Charles Courtney Curran was born 13th February 1861 in Hartford, Kentucky. Following the outbreak of the Civil War, Kentucky was one of the Southern States, the Curran family moved to Ohio where Curran’s father became an inspector of schools and latterly a judge. Curran studied at the School of Art and Design in Cincinnati before enrolling in 1882 at the National Academy of Design in New York. Curran first exhibited at the Academy in 1883 and was elected an Associate in 1888, the same year he became a member of the Society of American Artists and the “Salamagundi” Club. In 1889, like so many of his compatriots, Curran travelled to Paris to study at the Academie Julien under the Professors, Benjamin Constant (1845-1902), Luc Doucet and Jules Joseph Lefebvre (1836-1911). Curran spent three years in Paris, exhibiting at the Salon in 1890, the year following his arrival and receiving an honourable mention. He received a further honourable mention at the Universal Exhibition in Paris in 1900. Having returned to the United States Curran exhibited widely, he was awarded the Clark Prize in 1893 at the National Academy of Design and the second Hallgarten prize in 1895. He exhibited throughout the United States in Atlanta, Columbia, Chicago, Buffalo, St Louis and Washington; his paintings with their romantic subjects, vivid colours and clarity of light were of widespread appeal. In 1903 Curran was invited to join the Cragsmoor artist’s colony in the Shawangunk Mountains of upstate New York, founded in the 1870’s by the painter Edward Lamson Henry, NA (1841-1919). In 1910 Curran established his studio in Cragsmoor, his romantic works set in the idyllic landscape of the mountains frequently included his daughter Emily.
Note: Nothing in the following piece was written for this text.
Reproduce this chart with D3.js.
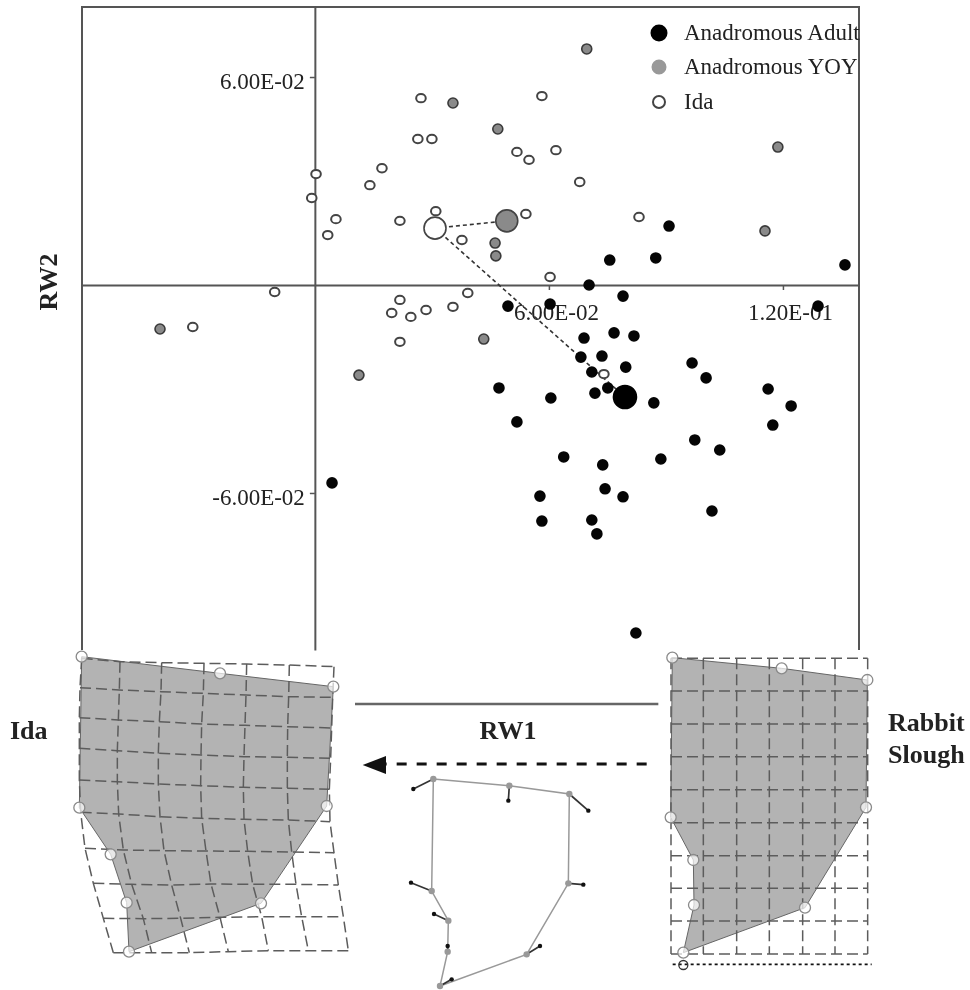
<!DOCTYPE html>
<html><head><meta charset="utf-8">
<script src="https://cdn.jsdelivr.net/npm/d3@7/dist/d3.min.js"></script>
<style>
html,body{margin:0;padding:0;background:#fff}
svg{display:block;filter:blur(0.55px)}
text{font-family:"Liberation Serif",serif;fill:#222}
</style></head><body>
<svg id="c" width="970" height="990"></svg>
<script>
// Scores in units of 1e-3
const adultX=[90.8,75.6,87.4,135.9,70.3,79.0,60.3,49.5,129.0,69.0,76.7,81.8,68.2,73.6,71.0,79.7,96.7,100.3,75.1,71.8,47.2,60.5,86.9,116.2,122.1,117.4,51.8,97.4,103.8,88.7,63.8,73.8,74.4,79.0,57.7,58.2,71.0,72.3,101.8,4.4,82.3];
const adultY=[17.0,7.2,7.8,5.8,0,-3.2,-5.5,-6.1,-6.1,-15.3,-13.8,-14.7,-20.8,-20.5,-25.1,-23.7,-22.5,-26.8,-29.7,-31.2,-29.7,-32.6,-34.0,-30.0,-34.9,-40.4,-39.5,-44.7,-47.6,-50.2,-49.6,-51.9,-58.8,-61.1,-60.9,-68.1,-67.8,-71.8,-65.2,-57.1,-100.4];
const yoyX=[69.7,35.4,46.9,118.7,115.4,46.2,46.4,43.3,11.3,-39.7];
const yoyY=[68.1,52.5,45.0,39.8,15.6,12.1,8.4,-15.6,-26.0,-12.7];
const idaX=[27.2,58.2,26.4,30.0,51.8,54.9,61.8,17.2,14.1,0.3,-0.8,67.9,5.4,3.3,21.8,31.0,54.1,37.7,83.1,60.3,-10.3,39.2,21.8,19.7,24.6,28.5,35.4,21.8,-31.3,74.1];
const idaY=[53.9,54.5,42.1,42.1,38.4,36.1,38.9,33.7,28.8,32.0,25.1,29.7,19.0,14.4,18.5,21.3,20.5,13.0,19.6,2.3,-2.0,-2.3,-4.3,-8.1,-9.2,-7.2,-6.3,-16.4,-12.1,-25.7];
const meanAdult=[79.5,-32.3], meanYoy=[49.2,18.5], meanIda=[30.8,16.4];
const xTicks=[60,120], yTicks=[60,-60];
const legendLabels=["Anadromous Adult","Anadromous YOY","Ida"];

// Thin-plate grids and outlines, each in the panel's own units
const idaGridX=[[65,180,305,432,560,688,822],[60,178,303,430,558,686,818],[58,175,298,425,555,683,815],[58,172,295,423,552,682,812],[58,172,295,422,550,682,808],[62,176,300,425,552,685,810],[75,190,312,438,563,695,822],[100,215,335,453,578,708,835],[130,250,362,480,605,725,850],[160,275,388,505,625,745,865]];
const idaGridY=[[55,65,68,70,72,75,80],[143,150,155,160,165,170,172],[233,240,245,252,256,260,264],[325,332,340,345,350,352,355],[420,425,432,437,442,445,448],[517,522,530,535,538,540,545],[625,630,632,633,634,636,638],[730,733,735,732,733,733,735],[835,836,835,832,830,830,830],[938,938,938,935,932,932,932]];
const idaOutline=[[65,50],[480,100],[820,140],[800,498],[603,790],[207,935],[200,788],[152,643],[58,503]];
const rabbitCols=[63,160,260,358,458,555,653];
const rabbitRows=[55,153,252,350,449,548,647,745,843,942];
const rabbitOutline=[[67,53],[395,85],[652,120],[648,502],[465,803],[100,938],[132,795],[130,660],[62,532]];
const wireOutline=[[250,267],[478,287],[658,312],[655,580],[530,793],[270,888],[293,785],[295,692],[245,603]];
const wireEnds=[[190,297],[475,332],[715,362],[700,584],[570,768],[305,868],[293,768],[252,672],[183,578]];

const svg=d3.select("#c");
const x=d3.scaleLinear().domain([-59.7,139.5]).range([82,859]);
const y=d3.scaleLinear().domain([80.2,-105.3]).range([7,650]);
const fmt=v=>{const s=Math.abs(v)>=100?(Math.abs(v)/100).toFixed(2)+"E-01":(Math.abs(v)/10).toFixed(2)+"E-02";return (v<0?"-":"")+s;};

// frame
const ink="#555";
const frame=svg.append("g").attr("stroke",ink).attr("stroke-width",2).attr("fill","none");
frame.append("path").attr("d",d3.line()([[x.range()[0],y.range()[1]],[x.range()[0],y.range()[0]],[x.range()[1],y.range()[0]],[x.range()[1],y.range()[1]]]));

const gx=svg.append("g").attr("transform",`translate(0,${y(0)})`).call(d3.axisBottom(x).tickValues(xTicks).tickSizeInner(5).tickSizeOuter(0).tickPadding(14).tickFormat(fmt));
const gy=svg.append("g").attr("transform",`translate(${x(0)},0)`).call(d3.axisLeft(y).tickValues(yTicks).tickSizeInner(5).tickSizeOuter(0).tickPadding(5).tickFormat(fmt));
[gx,gy].forEach(g=>{g.select(".domain").attr("stroke",ink).attr("stroke-width",2);
 g.selectAll("line").attr("stroke",ink).attr("stroke-width",1.5);
 g.selectAll("text").attr("font-size",23).attr("font-family","Liberation Serif").attr("fill","#222");});
gx.selectAll("text").attr("dx",7);
gy.selectAll("text").attr("dy","0.5em");

// group-mean connectors
svg.append("g").attr("stroke","#333").attr("stroke-width",1.6).attr("stroke-dasharray","4 3")
 .selectAll("line").data([meanYoy,meanAdult]).join("line")
 .attr("x1",x(meanIda[0])).attr("y1",y(meanIda[1])).attr("x2",d=>x(d[0])).attr("y2",d=>y(d[1]));

function pts(xs,ys,fill,stroke,rx,ry,sw){
 svg.append("g").selectAll("ellipse").data(xs.map((v,i)=>[v,ys[i]])).join("ellipse")
  .attr("cx",d=>x(d[0])).attr("cy",d=>y(d[1])).attr("rx",rx).attr("ry",ry)
  .attr("fill",fill).attr("stroke",stroke).attr("stroke-width",sw||1.6);
}
pts(yoyX,yoyY,"#8a8a8a","#3a3a3a",5,5);
pts(idaX,idaY,"#fff","#444",4.8,4.2,2);
pts(adultX,adultY,"#050505","#050505",5,5);
pts([meanIda[0]],[meanIda[1]],"#fff","#444",11,11);
pts([meanYoy[0]],[meanYoy[1]],"#8a8a8a","#444",11,11);
pts([meanAdult[0]],[meanAdult[1]],"#000","#000",11.5,11.5);

// legend
const legFill=["#000","#999","#fff"],legStroke=["#000","#999","#444"];
const leg=svg.append("g").selectAll("g").data(legendLabels).join("g")
 .attr("transform",(d,i)=>`translate(0,${[33,67,102][i]})`);
leg.append("circle").attr("cx",659).attr("r",(d,i)=>[7.5,6.5,6][i]).attr("fill",(d,i)=>legFill[i]).attr("stroke",(d,i)=>legStroke[i]).attr("stroke-width",2);
leg.append("text").attr("x",684).attr("dy","0.3em").attr("font-size",23).text(d=>d);

// deformation panels
const lineGen=d3.line();
function panel(px,py,rowsXY,outline){
 svg.append("path").attr("d",lineGen(outline.map(p=>[px(p[0]),py(p[1])]))+"Z").attr("fill","#b3b3b3").attr("stroke","#666").attr("stroke-width",1);
 const g=svg.append("g").attr("fill","none").attr("stroke","#5c5c5c").attr("stroke-width",1.5).attr("stroke-dasharray","11 5");
 rowsXY.forEach(r=>g.append("path").attr("d",lineGen(r.map(p=>[px(p[0]),py(p[1])]))));
 rowsXY[0].forEach((_,j)=>g.append("path").attr("d",lineGen(rowsXY.map(r=>[px(r[j][0]),py(r[j][1])]))));
 svg.append("g").selectAll("circle").data(outline).join("circle").attr("cx",p=>px(p[0])).attr("cy",p=>py(p[1])).attr("r",5.5)
  .attr("fill","#fff").attr("fill-opacity",.7).attr("stroke","#8a8a8a").attr("stroke-width",1.3);
}
const ax=d3.scaleLinear().domain([0,900]).range([60,360]), ay=d3.scaleLinear().domain([0,990]).range([640,970]);
panel(ax,ay,idaGridX.map((r,i)=>r.map((v,j)=>[v,idaGridY[i][j]])),idaOutline);
const bx=d3.scaleLinear().domain([0,720]).range([650,890]), by=d3.scaleLinear().domain([0,1020]).range([640,980]);
panel(bx,by,rabbitRows.map(r=>rabbitCols.map(c=>[c,r])),rabbitOutline);
svg.append("path").attr("d",lineGen([[bx(68),by(973)],[bx(665),by(973)]])).attr("stroke","#111").attr("stroke-width",1.8).attr("stroke-dasharray","3 3");
svg.append("circle").attr("cx",bx(100)).attr("cy",by(975)).attr("r",4.5).attr("fill","none").attr("stroke","#333").attr("stroke-width",1.3);

// centre: RW1 axis, arrow, vector diagram
const cx=d3.scaleLinear().domain([0,930]).range([350,660]), cy=d3.scaleLinear().domain([0,900]).range([690,990]);
svg.append("path").attr("d",lineGen([[cx(15),cy(42)],[cx(925),cy(42)]])).attr("stroke","#666").attr("stroke-width",2.4);
svg.append("path").attr("d",lineGen([[cx(890),cy(222)],[cx(105),cy(222)]])).attr("stroke","#111").attr("stroke-width",3).attr("stroke-dasharray","10 10");
svg.append("path").attr("d",lineGen([[cx(38),cy(225)],[cx(108),cy(198)],[cx(108),cy(252)]])+"Z").attr("fill","#111");
svg.append("path").attr("d",lineGen(wireOutline.map(p=>[cx(p[0]),cy(p[1])]))+"Z").attr("fill","none").attr("stroke","#999").attr("stroke-width",1.5);
svg.append("g").selectAll("line").data(wireOutline).join("line")
 .attr("x1",p=>cx(p[0])).attr("y1",p=>cy(p[1])).attr("x2",(p,i)=>cx(wireEnds[i][0])).attr("y2",(p,i)=>cy(wireEnds[i][1])).attr("stroke","#333").attr("stroke-width",1.7);
svg.append("g").selectAll("circle").data(wireOutline).join("circle").attr("cx",p=>cx(p[0])).attr("cy",p=>cy(p[1])).attr("r",3.2).attr("fill","#999");
svg.append("g").selectAll("circle").data(wireEnds).join("circle").attr("cx",p=>cx(p[0])).attr("cy",p=>cy(p[1])).attr("r",2.2).attr("fill","#111");

// labels
const bold=(t,xx,yy,anchor)=>svg.append("text").attr("x",xx).attr("y",yy).attr("font-size",26).attr("font-weight","bold").attr("text-anchor",anchor||"start").text(t);
bold("RW1",508,739,"middle");
bold("Ida",10,739);
bold("Rabbit",888,731);
bold("Slough",888,763);
svg.append("text").attr("transform","translate(57,282) rotate(-90)").attr("font-size",26).attr("font-weight","bold").attr("text-anchor","middle").text("RW2");
</script>
</body></html>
In 1911 Curran won the prestigious Altman Prize ($1,000) at the National Academy, recognition of his continuing success. Although retaining his studio in Cragsmoor, Curran lived in New York and in 1929 is recorded as living in the city at 39 West 67th Street. He died in 1942. His works can be found in museums in: Buffalo; Columbus; Dallas; Fort Worth; Montclair; Philadelphia; Richmond; San Antonio; Toledo and Washington, National Gallery.